◆ **Written instruction**: Take every line where the string "with" appears and copy it.

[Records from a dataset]

────

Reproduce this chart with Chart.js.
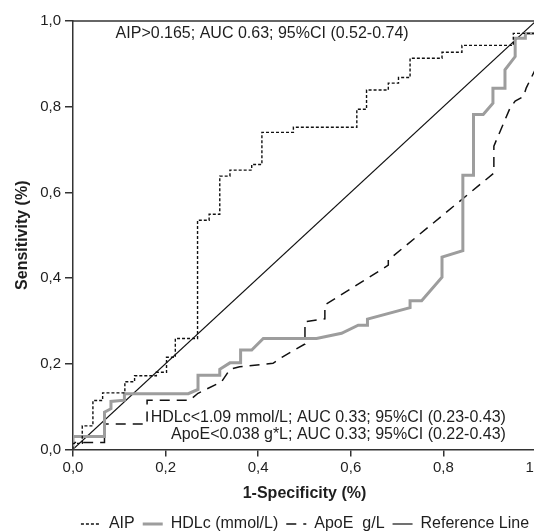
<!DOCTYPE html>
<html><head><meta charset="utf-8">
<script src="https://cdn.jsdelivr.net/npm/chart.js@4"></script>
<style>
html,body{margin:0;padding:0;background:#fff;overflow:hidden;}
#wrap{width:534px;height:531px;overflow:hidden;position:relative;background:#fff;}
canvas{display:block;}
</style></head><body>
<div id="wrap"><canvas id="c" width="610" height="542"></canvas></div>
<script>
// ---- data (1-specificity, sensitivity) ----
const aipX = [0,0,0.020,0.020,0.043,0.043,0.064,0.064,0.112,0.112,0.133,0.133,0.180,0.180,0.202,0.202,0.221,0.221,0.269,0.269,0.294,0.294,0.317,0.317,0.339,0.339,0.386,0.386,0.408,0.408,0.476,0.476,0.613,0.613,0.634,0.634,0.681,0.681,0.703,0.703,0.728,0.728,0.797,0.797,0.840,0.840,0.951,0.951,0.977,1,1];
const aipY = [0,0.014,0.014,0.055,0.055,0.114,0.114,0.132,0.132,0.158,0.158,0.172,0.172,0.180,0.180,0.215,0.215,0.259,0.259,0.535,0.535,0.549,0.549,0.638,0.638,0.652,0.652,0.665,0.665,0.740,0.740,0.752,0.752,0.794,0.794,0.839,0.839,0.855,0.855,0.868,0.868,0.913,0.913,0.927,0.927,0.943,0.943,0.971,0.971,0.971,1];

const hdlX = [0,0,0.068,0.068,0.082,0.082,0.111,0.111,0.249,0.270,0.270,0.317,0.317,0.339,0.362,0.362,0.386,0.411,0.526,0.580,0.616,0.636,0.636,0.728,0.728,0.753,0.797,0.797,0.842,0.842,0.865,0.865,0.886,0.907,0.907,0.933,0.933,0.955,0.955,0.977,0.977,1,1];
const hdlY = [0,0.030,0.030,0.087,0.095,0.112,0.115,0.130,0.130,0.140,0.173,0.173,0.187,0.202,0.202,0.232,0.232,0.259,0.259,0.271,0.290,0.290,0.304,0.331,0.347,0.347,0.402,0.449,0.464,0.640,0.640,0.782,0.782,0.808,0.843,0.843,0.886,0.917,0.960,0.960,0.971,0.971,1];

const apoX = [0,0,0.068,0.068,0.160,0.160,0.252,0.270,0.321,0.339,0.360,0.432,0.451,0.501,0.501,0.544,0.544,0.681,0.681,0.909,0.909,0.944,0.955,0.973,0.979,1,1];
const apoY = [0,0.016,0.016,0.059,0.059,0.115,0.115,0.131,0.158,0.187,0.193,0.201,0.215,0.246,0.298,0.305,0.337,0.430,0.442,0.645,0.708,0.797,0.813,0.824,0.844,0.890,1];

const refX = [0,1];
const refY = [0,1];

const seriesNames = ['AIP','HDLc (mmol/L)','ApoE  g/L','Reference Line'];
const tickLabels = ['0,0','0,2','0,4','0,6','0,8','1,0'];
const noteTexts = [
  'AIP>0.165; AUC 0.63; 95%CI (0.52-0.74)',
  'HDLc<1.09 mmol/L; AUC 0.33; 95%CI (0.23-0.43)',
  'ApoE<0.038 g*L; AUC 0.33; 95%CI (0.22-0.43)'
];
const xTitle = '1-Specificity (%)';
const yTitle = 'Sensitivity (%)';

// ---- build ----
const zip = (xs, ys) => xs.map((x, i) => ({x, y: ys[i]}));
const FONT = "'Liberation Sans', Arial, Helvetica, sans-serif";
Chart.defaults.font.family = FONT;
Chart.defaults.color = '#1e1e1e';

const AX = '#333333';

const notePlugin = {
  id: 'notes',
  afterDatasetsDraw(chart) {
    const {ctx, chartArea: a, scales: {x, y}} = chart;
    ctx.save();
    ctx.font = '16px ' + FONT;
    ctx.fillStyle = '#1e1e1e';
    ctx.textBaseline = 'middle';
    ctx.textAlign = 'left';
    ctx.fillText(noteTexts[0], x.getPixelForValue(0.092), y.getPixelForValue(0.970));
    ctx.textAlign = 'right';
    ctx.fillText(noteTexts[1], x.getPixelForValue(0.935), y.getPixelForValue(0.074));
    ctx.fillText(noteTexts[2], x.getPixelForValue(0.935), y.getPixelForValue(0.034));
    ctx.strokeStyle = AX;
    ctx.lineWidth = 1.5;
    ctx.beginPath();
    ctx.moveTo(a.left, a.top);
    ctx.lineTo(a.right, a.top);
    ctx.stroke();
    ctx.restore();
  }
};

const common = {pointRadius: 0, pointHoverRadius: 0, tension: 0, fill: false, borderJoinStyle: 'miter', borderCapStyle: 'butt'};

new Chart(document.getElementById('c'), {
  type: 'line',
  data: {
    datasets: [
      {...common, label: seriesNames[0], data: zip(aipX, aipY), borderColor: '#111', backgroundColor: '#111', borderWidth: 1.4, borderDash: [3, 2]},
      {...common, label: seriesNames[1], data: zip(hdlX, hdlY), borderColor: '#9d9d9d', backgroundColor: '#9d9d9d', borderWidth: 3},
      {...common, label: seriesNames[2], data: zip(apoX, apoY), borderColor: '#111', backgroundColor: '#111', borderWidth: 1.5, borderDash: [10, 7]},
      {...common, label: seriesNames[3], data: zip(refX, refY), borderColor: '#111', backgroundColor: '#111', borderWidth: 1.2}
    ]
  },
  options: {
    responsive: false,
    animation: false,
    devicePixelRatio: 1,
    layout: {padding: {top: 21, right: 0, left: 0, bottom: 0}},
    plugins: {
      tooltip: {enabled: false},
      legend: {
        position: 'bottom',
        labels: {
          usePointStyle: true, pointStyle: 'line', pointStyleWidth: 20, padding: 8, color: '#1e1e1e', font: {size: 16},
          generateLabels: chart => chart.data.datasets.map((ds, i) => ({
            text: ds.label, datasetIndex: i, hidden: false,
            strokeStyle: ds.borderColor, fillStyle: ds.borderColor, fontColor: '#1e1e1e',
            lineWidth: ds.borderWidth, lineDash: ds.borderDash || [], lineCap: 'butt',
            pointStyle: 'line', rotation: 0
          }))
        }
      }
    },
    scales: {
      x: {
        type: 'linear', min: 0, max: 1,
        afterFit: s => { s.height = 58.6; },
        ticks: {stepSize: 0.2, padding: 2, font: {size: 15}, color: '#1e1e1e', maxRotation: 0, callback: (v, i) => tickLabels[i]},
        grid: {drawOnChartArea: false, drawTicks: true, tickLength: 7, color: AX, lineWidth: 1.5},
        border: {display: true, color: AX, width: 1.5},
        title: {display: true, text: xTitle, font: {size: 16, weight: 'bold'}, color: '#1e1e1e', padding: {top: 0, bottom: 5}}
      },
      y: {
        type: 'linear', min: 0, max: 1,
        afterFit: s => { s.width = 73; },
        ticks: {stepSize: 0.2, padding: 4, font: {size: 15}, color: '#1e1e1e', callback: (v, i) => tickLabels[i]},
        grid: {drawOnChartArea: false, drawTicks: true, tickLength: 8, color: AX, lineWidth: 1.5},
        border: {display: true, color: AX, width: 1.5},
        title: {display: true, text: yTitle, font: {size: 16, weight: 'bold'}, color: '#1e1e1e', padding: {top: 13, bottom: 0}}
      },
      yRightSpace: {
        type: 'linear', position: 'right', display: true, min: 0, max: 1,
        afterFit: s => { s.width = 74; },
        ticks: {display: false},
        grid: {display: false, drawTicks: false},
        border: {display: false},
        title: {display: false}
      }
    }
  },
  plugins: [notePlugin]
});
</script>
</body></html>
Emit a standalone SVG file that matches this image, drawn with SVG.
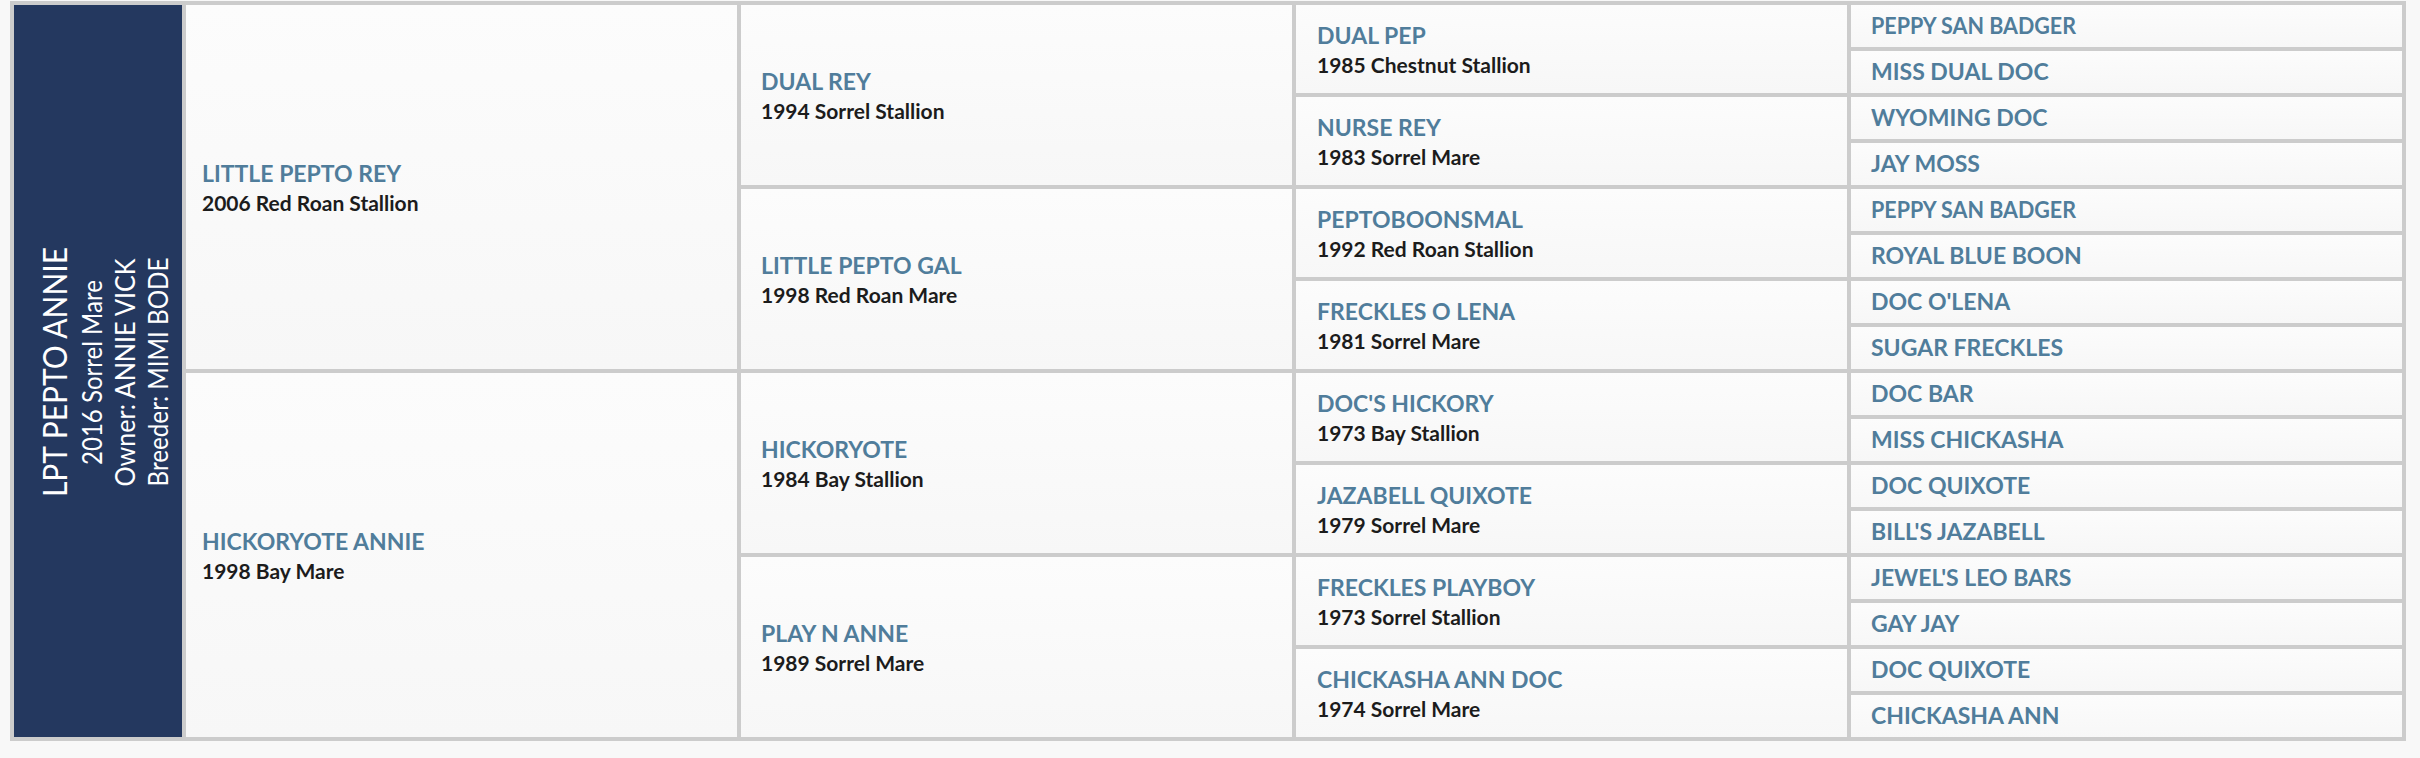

────

◆ **Correct answer**:
Reproduce this chart with Chart.js.
Emit a standalone SVG file that matches this image, drawn with SVG.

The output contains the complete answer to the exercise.